Quotes by Tony Kushner

People shouldn’t trust artists and they shouldn’t trust art. Part of the fun of art is that it invites you to interpret it.

In a way, film and television are in the same sort of traumatic trance that print journalism is. The technology has outpaced our comprehension of its implications.

The kind of theater that I do is sort of ‘narrative realism,’ which I think in the broadest sense is legitimate to say is mainstream. I mean, in a certain sense, Suzan-Lori’s plays have had mainstream levels of success. But Suzan-Lori is in some ways not a narrative realist.

There’s a kind of a fundamental irresponsibility in playwriting, and the strength of playwriting comes from that irresponsibility.

I feel there’s a power in theatre, but it’s an indirect power. It’s like the relationship of the sleeper to the unconscious. You discover things you can’t afford to countenance in waking life. You can forget them, remember them a day later or not have any idea what they are about.
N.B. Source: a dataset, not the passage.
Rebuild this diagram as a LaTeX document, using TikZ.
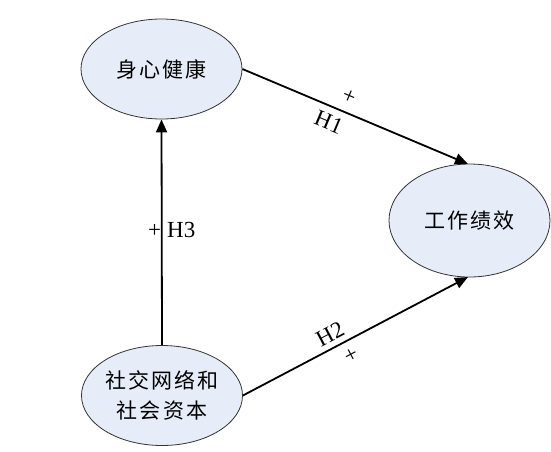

You have a strange relationship with calamity when you’re a writer: you write about it as an artist, you objectify and fetishize it. You render life into material, and that’s a creepy thing to do.

Artists know that diligence counts as much, if not more, as inspiration in art, as in politics, patience counts as much as revolution.

I don’t feel, finally, that my politics are entirely determined by the fact that I’m a gay man.

You don’t go to the movies to do historical research, unless it’s historical research about the movies.

As much as I hate his movies, Oliver Stone has an aspiration I admire, and that is that he wants his art to be part of what makes and changes public policy and cultural practice.